眼球酸胀。我再度脱离电脑,眺望窗外。我想,侯悟灵妻女与我同处一城,或许同处一区,却咫尺天涯,无缘相见。此刻她们在干啥?看书、呆坐、睡觉?敬拜上帝么?可上帝并没有让侯悟灵、让成千上万敬拜祂的个体幸免于难。恰恰相反,祂需要人间的苦难来证实“拯救的必要”。需要斯大林、毛泽东、金正日、萨达姆以及河蟹社会的某某,需要若干能量超强的撒旦,来证实“拯救的必要”。假如都像美国那样,总统是基督徒,就职之日,还按住《圣经》起誓,信仰就太普通,如阳光、爱情、星星、花朵、家庭、流水,大家随意享受就够了,谈何“拯救的必要”?

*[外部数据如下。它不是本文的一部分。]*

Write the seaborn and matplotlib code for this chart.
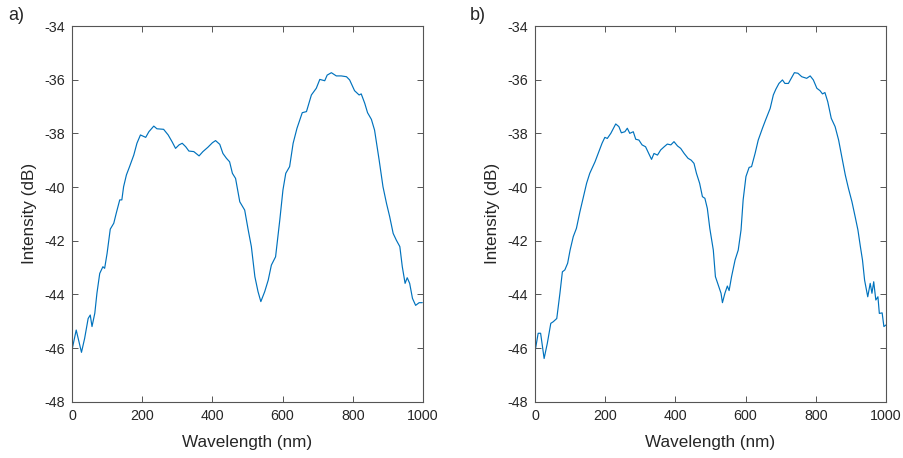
import numpy as np
import pandas as pd
import matplotlib
matplotlib.use("Agg")
import matplotlib.pyplot as plt
import seaborn as sns

# Panel a data (wavelength nm, intensity dB)
wl_a = [0, 12, 27, 36, 46, 52, 57, 65, 71, 79, 88, 93, 100, 109, 119, 126, 136, 142, 147, 155,
        164, 176, 185, 195, 210, 219, 233, 242, 261, 274, 285, 295, 305, 314, 324, 333, 347, 362,
        373, 387, 400, 409, 421, 430, 440, 449, 457, 466, 478, 492, 502, 511, 521, 530, 538, 549,
        559, 568, 580, 592, 601, 609, 620, 630, 641, 656, 668, 682, 696, 706, 720, 727, 739, 753,
        767, 782, 791, 805, 818, 824, 834, 842, 853, 862, 875, 886, 896, 905, 915, 924, 934, 941,
        949, 955, 962, 970, 979, 989, 998]
int_a = [-46.07, -45.33, -46.16, -45.64, -44.90, -44.77, -45.20, -44.70, -43.96, -43.22, -42.97,
         -43.03, -42.47, -41.57, -41.35, -40.98, -40.48, -40.48, -39.99, -39.55, -39.24, -38.81,
         -38.37, -38.06, -38.15, -37.94, -37.73, -37.83, -37.85, -38.06, -38.31, -38.56, -38.43,
         -38.37, -38.50, -38.66, -38.68, -38.84, -38.68, -38.52, -38.35, -38.27, -38.41, -38.75,
         -38.93, -39.06, -39.49, -39.68, -40.55, -40.86, -41.60, -42.22, -43.34, -43.90, -44.27,
         -43.90, -43.47, -42.91, -42.60, -41.23, -40.11, -39.49, -39.24, -38.37, -37.81, -37.23,
         -37.19, -36.57, -36.32, -35.99, -36.04, -35.83, -35.74, -35.86, -35.86, -35.89, -36.01,
         -36.41, -36.57, -36.53, -36.88, -37.23, -37.48, -37.88, -38.99, -39.99, -40.61, -41.10,
         -41.73, -41.98, -42.22, -42.97, -43.59, -43.38, -43.59, -44.15, -44.41, -44.31, -44.31]

# Panel b data
wl_b = [0, 9, 16, 26, 35, 45, 52, 62, 71, 78, 85, 93, 100, 109, 118, 128, 137, 147, 156, 171,
        182, 191, 199, 206, 216, 226, 230, 239, 246, 256, 263, 270, 280, 287, 296, 305, 315, 324,
        332, 339, 349, 358, 368, 377, 387, 396, 406, 415, 425, 436, 445, 453, 460, 469, 477, 484,
        491, 498, 508, 514, 522, 530, 534, 541, 548, 553, 560, 570, 579, 587, 593, 601, 610, 617,
        627, 636, 648, 657, 670, 679, 686, 695, 705, 712, 722, 730, 739, 749, 760, 774, 784, 793,
        803, 812, 819, 826, 834, 844, 855, 865, 874, 884, 893, 903, 912, 920, 927, 933, 939, 948,
        955, 960, 965, 971, 977, 981, 989, 994, 1000]
int_b = [-46.14, -45.45, -45.45, -46.39, -45.83, -45.08, -45.02, -44.90, -43.96, -43.16, -43.09,
         -42.84, -42.35, -41.85, -41.54, -40.92, -40.42, -39.86, -39.49, -39.06, -38.68, -38.37,
         -38.15, -38.19, -38.00, -37.75, -37.65, -37.75, -37.98, -37.94, -37.81, -38.00, -37.94,
         -38.22, -38.25, -38.43, -38.50, -38.75, -38.97, -38.75, -38.81, -38.62, -38.50, -38.40,
         -38.43, -38.31, -38.47, -38.56, -38.75, -38.93, -39.00, -39.12, -39.49, -39.86, -40.36,
         -40.42, -40.80, -41.54, -42.35, -43.34, -43.65, -43.96, -44.31, -43.96, -43.69, -43.86,
         -43.34, -42.72, -42.35, -41.60, -40.48, -39.61, -39.27, -39.24, -38.75, -38.25, -37.81,
         -37.50, -37.07, -36.57, -36.36, -36.14, -36.01, -36.14, -36.14, -35.95, -35.74, -35.76,
         -35.89, -35.95, -35.86, -36.01, -36.32, -36.41, -36.53, -36.48, -36.82, -37.44, -37.75,
         -38.25, -38.87, -39.55, -40.05, -40.55, -41.10, -41.60, -42.22, -42.72, -43.47, -44.09,
         -43.59, -43.96, -43.53, -44.21, -44.09, -44.71, -44.69, -45.20, -45.14]

panel_labels = ["a)", "b)"]
x_ticks = [0, 200, 400, 600, 800, 1000]
y_ticks = [-48, -46, -44, -42, -40, -38, -36, -34]

sns.set_theme(style="white")
plt.rcParams['font.family'] = ['Liberation Sans', 'DejaVu Sans']
plt.rcParams['axes.unicode_minus'] = False

fig = plt.figure(figsize=(9.04, 4.58), dpi=100)
ax_a = fig.add_axes([72 / 904, 1 - 401.7 / 458, 351 / 904, 375.7 / 458])
ax_b = fig.add_axes([535 / 904, 1 - 401.7 / 458, 351 / 904, 375.7 / 458])

line_color = "#0072BD"
edge = "#555555"
txt = "#262626"
for ax, wl, it in [(ax_a, wl_a, int_a), (ax_b, wl_b, int_b)]:
    df = pd.DataFrame({"Wavelength (nm)": wl, "Intensity (dB)": it})
    sns.lineplot(data=df, x="Wavelength (nm)", y="Intensity (dB)", ax=ax,
                 color=line_color, linewidth=0.85, estimator=None, sort=False)
    ax.set_xlim(0, 1000)
    ax.set_ylim(-48, -34)
    ax.set_xticks(x_ticks)
    ax.set_yticks(y_ticks)
    ax.set_xlabel("Wavelength (nm)", fontsize=12.3, color=txt, labelpad=9)
    ax.set_ylabel("Intensity (dB)", fontsize=12.3, color=txt, labelpad=5)
    ax.tick_params(direction="in", length=4, width=0.7, colors=edge, labelcolor=txt,
                   labelsize=10.3, top=True, right=True, bottom=True, left=True, pad=5)
    for s in ax.spines.values():
        s.set_visible(True)
        s.set_color(edge)
        s.set_linewidth(0.8)

fig.text(8 / 904, 1 - 16 / 458, panel_labels[0], fontsize=13, va="center", ha="left", color=txt)
fig.text(470 / 904, 1 - 16 / 458, panel_labels[1], fontsize=13, va="center", ha="left", color=txt)

fig.savefig("out.png", dpi=100)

要不红色波兰的卡普钦斯基,为啥渴望“越界”,朝更野蛮的非洲专制国家跑?部落之间的仇杀,动不动就要人命,卡氏如猎物,在其中厮混、奔逃、记录。而在他之前一两百年,法国传教士就沿尼罗河播种福音,替黑人们取名“约翰”“彼得”“保罗”了;在他之前2500多年,希罗多德就从地中海走到非洲和亚洲的地缘,采记“夺土又开疆,杀人如割草”的丰功伟业,影射独裁,影射茫茫乱世中人和神错位,以及相互依赖。
倘若侯悟灵、卡普钦斯基、希罗多德的在天之灵在此刻相遇,他们会通过我的写作,相识于云端么?这残缺的文字将如何弥补?愿两位天才史家托梦指教予我。